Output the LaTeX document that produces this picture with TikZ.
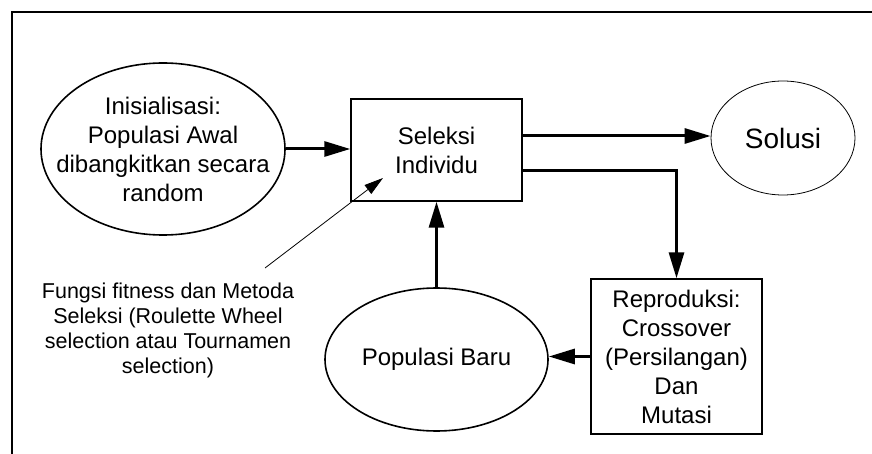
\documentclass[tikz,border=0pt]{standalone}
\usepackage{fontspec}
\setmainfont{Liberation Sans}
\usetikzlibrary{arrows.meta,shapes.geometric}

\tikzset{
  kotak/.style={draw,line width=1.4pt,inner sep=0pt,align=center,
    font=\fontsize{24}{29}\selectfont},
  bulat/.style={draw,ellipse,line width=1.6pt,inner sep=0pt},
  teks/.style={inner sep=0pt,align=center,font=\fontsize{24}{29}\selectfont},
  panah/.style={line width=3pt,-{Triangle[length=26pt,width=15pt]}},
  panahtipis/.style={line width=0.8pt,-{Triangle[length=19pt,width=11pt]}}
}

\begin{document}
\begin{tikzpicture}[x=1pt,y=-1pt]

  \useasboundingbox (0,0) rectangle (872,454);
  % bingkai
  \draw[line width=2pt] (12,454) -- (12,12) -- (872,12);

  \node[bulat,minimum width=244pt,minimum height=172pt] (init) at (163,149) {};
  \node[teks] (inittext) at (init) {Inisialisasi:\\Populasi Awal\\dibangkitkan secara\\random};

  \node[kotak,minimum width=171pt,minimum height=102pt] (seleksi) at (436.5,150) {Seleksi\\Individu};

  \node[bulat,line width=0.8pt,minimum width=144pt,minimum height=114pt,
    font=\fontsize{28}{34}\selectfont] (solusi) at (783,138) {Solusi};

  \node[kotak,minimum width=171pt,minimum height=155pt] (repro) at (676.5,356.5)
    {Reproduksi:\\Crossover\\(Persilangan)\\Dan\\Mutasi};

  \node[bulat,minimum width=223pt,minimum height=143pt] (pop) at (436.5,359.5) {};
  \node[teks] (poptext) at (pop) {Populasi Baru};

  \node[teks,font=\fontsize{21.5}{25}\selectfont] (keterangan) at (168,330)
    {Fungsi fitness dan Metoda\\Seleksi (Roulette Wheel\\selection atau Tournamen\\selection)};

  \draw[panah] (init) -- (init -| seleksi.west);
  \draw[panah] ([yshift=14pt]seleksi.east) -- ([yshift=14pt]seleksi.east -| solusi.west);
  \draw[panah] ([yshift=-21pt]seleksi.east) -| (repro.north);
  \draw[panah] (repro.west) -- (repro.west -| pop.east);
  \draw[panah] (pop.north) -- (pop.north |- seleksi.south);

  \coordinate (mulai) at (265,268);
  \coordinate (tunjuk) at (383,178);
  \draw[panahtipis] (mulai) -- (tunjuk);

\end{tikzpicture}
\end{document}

★ ★ ★ ★ ★

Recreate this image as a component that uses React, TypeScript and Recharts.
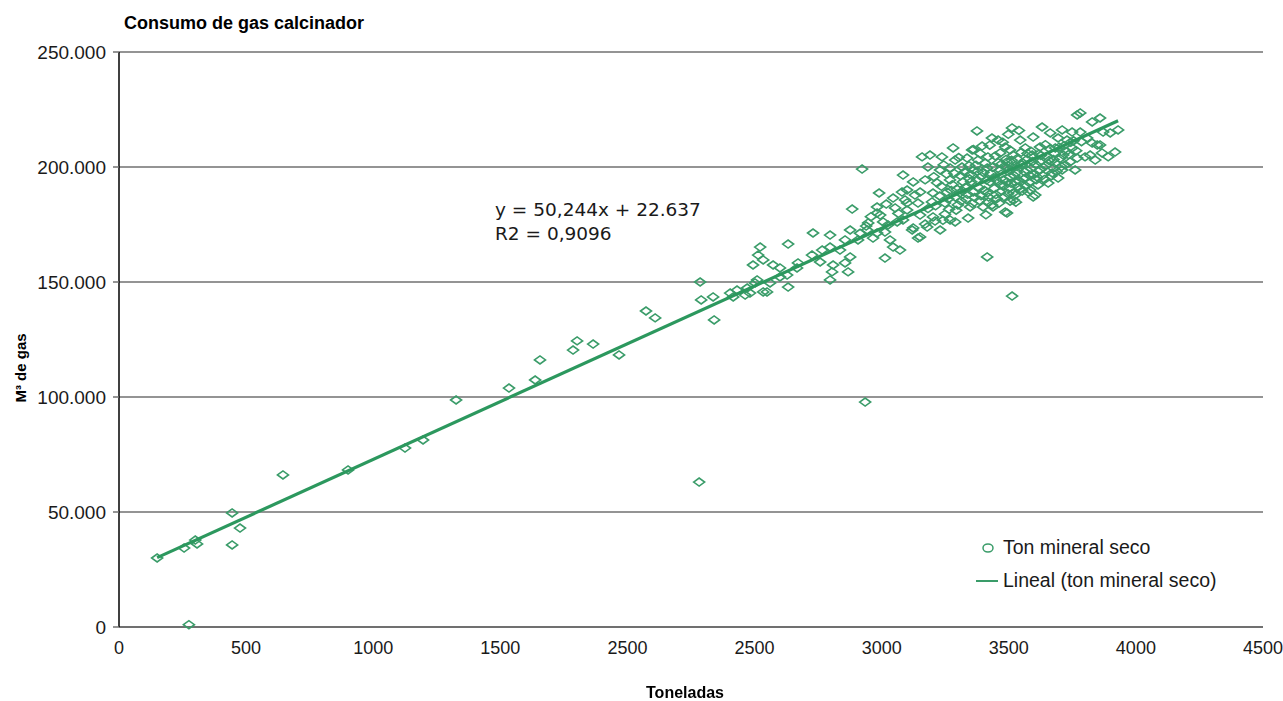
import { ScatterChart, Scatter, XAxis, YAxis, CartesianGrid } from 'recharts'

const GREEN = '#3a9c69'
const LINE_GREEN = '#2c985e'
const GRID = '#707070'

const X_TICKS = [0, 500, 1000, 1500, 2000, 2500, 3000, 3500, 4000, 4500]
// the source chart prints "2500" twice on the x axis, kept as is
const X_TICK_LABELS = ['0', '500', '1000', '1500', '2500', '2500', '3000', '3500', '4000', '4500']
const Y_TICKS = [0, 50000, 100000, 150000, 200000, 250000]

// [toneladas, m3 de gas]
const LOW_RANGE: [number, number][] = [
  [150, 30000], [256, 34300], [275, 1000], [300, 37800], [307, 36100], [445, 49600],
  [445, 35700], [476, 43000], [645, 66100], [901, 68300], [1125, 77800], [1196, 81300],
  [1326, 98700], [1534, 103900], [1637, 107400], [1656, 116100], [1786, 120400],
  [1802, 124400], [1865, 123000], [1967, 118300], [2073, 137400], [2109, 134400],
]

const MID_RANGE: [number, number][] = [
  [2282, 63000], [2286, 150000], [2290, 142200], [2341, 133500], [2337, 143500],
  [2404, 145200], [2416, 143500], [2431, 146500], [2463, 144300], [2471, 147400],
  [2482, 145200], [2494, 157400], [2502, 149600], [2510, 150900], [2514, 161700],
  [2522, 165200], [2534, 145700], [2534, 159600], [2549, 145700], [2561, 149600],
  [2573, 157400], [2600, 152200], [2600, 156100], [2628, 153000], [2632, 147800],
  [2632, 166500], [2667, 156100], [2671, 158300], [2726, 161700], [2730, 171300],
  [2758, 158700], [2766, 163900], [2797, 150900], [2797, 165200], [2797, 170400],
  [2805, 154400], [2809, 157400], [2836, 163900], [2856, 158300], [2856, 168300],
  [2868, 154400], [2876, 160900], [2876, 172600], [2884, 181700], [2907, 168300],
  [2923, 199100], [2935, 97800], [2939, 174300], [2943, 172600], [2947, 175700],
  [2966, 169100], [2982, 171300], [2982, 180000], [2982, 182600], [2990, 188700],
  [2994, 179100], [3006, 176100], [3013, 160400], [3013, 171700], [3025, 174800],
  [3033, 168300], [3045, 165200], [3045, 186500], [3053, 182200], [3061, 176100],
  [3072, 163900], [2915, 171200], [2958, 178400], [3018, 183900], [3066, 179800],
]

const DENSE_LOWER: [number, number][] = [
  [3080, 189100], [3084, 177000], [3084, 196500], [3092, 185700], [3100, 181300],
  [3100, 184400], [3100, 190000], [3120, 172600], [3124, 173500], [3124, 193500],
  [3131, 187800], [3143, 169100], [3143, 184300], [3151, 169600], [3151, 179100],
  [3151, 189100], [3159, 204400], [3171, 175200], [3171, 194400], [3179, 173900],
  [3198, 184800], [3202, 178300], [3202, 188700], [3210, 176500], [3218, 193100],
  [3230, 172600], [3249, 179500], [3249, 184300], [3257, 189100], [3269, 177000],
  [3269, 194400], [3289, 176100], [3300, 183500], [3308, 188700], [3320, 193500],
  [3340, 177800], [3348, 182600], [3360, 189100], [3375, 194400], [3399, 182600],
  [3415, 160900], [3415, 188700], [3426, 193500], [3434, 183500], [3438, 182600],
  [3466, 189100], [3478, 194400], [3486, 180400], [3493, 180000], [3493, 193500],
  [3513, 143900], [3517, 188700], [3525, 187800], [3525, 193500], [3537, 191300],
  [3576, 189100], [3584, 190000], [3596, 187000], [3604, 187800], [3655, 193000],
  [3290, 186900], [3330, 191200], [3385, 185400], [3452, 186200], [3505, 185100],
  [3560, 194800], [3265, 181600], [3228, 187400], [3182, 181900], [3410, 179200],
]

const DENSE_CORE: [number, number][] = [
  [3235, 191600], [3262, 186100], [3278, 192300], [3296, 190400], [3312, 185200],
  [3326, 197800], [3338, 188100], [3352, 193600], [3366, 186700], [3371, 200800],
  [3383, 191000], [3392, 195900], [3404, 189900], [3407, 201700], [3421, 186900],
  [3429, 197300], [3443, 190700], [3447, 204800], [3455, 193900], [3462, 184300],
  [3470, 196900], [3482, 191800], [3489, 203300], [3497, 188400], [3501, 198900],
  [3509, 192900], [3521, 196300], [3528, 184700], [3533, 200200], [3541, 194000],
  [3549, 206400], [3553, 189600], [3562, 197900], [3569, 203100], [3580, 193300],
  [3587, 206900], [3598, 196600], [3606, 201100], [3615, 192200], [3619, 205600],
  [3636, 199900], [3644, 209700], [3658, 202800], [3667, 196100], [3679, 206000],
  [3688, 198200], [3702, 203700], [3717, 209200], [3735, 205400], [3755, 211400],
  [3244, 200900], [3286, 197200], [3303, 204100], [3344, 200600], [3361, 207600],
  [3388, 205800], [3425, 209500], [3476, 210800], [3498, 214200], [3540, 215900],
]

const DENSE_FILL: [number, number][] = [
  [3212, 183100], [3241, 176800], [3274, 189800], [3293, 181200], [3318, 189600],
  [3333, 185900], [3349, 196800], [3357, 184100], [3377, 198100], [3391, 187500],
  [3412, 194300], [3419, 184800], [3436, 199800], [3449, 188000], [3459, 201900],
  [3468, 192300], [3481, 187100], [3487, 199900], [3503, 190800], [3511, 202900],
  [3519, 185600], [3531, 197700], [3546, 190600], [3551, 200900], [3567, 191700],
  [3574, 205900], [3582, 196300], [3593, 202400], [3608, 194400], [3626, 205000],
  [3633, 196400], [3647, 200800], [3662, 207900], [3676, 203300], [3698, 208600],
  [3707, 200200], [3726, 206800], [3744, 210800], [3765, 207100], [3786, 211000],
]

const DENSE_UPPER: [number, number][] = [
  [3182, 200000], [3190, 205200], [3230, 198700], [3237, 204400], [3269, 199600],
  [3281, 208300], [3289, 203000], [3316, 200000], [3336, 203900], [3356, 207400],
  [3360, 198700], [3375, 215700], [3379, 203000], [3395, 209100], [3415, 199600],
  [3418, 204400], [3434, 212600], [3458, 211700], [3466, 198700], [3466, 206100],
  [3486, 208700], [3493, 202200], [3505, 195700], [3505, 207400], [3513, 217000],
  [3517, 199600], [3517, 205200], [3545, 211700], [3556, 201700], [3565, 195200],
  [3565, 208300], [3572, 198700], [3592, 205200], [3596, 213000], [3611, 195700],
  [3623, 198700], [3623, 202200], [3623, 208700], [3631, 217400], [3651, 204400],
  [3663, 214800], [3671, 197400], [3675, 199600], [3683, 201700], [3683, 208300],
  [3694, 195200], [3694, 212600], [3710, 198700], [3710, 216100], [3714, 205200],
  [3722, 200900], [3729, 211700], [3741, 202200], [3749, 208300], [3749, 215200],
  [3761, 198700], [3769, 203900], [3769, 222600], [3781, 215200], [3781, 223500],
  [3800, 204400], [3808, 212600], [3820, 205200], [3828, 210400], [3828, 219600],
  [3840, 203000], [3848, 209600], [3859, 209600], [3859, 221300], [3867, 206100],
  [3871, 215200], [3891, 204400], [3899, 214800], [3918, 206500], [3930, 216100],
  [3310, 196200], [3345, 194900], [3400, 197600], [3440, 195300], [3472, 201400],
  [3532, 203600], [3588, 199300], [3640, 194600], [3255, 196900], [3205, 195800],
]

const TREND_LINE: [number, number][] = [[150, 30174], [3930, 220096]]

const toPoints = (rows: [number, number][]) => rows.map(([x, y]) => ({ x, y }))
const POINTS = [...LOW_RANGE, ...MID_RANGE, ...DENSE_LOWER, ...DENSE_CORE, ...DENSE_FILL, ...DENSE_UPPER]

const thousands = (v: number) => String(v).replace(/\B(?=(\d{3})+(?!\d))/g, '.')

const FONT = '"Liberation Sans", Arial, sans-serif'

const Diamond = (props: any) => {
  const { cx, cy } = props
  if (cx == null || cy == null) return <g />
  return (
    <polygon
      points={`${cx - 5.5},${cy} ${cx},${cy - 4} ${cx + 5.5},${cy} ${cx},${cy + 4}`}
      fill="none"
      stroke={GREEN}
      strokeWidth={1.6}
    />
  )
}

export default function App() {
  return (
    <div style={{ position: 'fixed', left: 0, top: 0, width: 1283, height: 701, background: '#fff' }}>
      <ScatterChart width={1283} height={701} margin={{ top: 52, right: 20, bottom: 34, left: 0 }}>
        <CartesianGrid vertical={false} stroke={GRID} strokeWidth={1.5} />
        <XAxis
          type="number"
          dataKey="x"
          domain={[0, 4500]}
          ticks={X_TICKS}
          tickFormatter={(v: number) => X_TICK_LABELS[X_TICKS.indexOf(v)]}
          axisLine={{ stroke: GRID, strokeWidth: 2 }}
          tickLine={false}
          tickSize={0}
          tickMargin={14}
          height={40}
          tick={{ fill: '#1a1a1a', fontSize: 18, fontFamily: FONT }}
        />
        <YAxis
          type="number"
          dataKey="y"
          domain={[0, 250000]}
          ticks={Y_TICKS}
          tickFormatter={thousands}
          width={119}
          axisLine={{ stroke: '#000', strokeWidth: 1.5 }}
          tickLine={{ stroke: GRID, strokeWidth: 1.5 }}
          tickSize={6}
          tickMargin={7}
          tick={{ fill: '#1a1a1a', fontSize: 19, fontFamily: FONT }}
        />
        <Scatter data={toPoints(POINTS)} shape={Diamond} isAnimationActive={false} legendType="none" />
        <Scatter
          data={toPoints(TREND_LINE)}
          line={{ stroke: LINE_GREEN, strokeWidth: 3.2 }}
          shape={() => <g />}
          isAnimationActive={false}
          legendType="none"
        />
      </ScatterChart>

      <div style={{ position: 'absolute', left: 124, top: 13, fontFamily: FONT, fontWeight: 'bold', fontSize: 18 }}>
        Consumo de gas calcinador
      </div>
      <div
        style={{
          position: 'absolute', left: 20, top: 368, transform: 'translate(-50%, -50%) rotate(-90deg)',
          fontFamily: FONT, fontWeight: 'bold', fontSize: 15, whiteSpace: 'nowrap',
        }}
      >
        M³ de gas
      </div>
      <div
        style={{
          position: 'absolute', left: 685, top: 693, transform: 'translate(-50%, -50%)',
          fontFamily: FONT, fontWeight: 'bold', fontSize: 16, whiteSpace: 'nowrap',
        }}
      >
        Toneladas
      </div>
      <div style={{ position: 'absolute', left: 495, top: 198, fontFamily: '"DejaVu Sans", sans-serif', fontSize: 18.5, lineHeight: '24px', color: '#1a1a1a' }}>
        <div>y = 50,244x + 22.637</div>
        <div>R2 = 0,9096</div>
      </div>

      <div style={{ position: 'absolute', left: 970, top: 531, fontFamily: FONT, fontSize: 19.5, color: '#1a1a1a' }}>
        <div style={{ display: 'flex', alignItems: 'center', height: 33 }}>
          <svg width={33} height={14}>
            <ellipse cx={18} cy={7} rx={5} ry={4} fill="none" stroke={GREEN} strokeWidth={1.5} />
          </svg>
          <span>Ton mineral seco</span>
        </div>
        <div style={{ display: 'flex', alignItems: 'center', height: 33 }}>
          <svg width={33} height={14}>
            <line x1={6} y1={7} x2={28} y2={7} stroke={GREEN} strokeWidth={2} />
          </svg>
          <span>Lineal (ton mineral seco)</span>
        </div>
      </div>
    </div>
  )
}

★ ★ ★ ★ ★

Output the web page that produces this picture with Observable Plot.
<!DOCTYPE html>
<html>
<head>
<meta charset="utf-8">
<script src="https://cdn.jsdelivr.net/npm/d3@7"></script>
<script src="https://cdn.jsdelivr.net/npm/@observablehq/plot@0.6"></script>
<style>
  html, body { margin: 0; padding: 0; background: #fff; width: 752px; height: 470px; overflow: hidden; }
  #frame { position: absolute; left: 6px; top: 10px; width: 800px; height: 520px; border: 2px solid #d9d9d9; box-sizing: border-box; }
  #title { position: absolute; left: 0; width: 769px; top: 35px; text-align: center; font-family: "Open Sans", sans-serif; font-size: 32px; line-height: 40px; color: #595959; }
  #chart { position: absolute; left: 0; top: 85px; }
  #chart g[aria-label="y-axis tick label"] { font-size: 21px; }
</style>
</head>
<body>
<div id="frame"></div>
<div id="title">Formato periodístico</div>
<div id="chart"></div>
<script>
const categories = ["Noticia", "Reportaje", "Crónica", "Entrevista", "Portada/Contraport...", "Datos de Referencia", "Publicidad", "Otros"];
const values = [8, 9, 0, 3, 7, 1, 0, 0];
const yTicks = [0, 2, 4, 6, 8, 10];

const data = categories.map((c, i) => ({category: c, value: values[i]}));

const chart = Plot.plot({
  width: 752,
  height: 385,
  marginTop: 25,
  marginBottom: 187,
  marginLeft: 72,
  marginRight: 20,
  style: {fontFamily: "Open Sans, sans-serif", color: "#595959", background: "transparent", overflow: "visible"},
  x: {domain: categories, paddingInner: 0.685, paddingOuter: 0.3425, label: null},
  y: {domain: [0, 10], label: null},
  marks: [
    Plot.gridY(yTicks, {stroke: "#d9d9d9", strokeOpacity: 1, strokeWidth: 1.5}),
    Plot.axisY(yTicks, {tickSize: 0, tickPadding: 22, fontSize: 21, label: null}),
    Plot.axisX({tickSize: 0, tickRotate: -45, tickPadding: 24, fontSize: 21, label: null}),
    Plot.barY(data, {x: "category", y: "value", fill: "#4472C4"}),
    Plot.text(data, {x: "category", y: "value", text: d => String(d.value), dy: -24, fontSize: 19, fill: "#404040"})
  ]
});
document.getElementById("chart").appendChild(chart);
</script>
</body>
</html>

★ ★ ★ ★ ★

## THE PROBLEM
Reproduce the entries exactly, from the line with "Output the LaTeX" to the line with "(12,12) -- (872,12);", both lines included, keeping no pictures.

## TASK OUTPUT
Output the LaTeX document that produces this picture with TikZ.
\documentclass[tikz,border=0pt]{standalone}
\usepackage{fontspec}
\setmainfont{Liberation Sans}
\usetikzlibrary{arrows.meta,shapes.geometric}

\tikzset{
  kotak/.style={draw,line width=1.4pt,inner sep=0pt,align=center,
    font=\fontsize{24}{29}\selectfont},
  bulat/.style={draw,ellipse,line width=1.6pt,inner sep=0pt},
  teks/.style={inner sep=0pt,align=center,font=\fontsize{24}{29}\selectfont},
  panah/.style={line width=3pt,-{Triangle[length=26pt,width=15pt]}},
  panahtipis/.style={line width=0.8pt,-{Triangle[length=19pt,width=11pt]}}
}

\begin{document}
\begin{tikzpicture}[x=1pt,y=-1pt]

  \useasboundingbox (0,0) rectangle (872,454);
  % bingkai
  \draw[line width=2pt] (12,454) -- (12,12) -- (872,12);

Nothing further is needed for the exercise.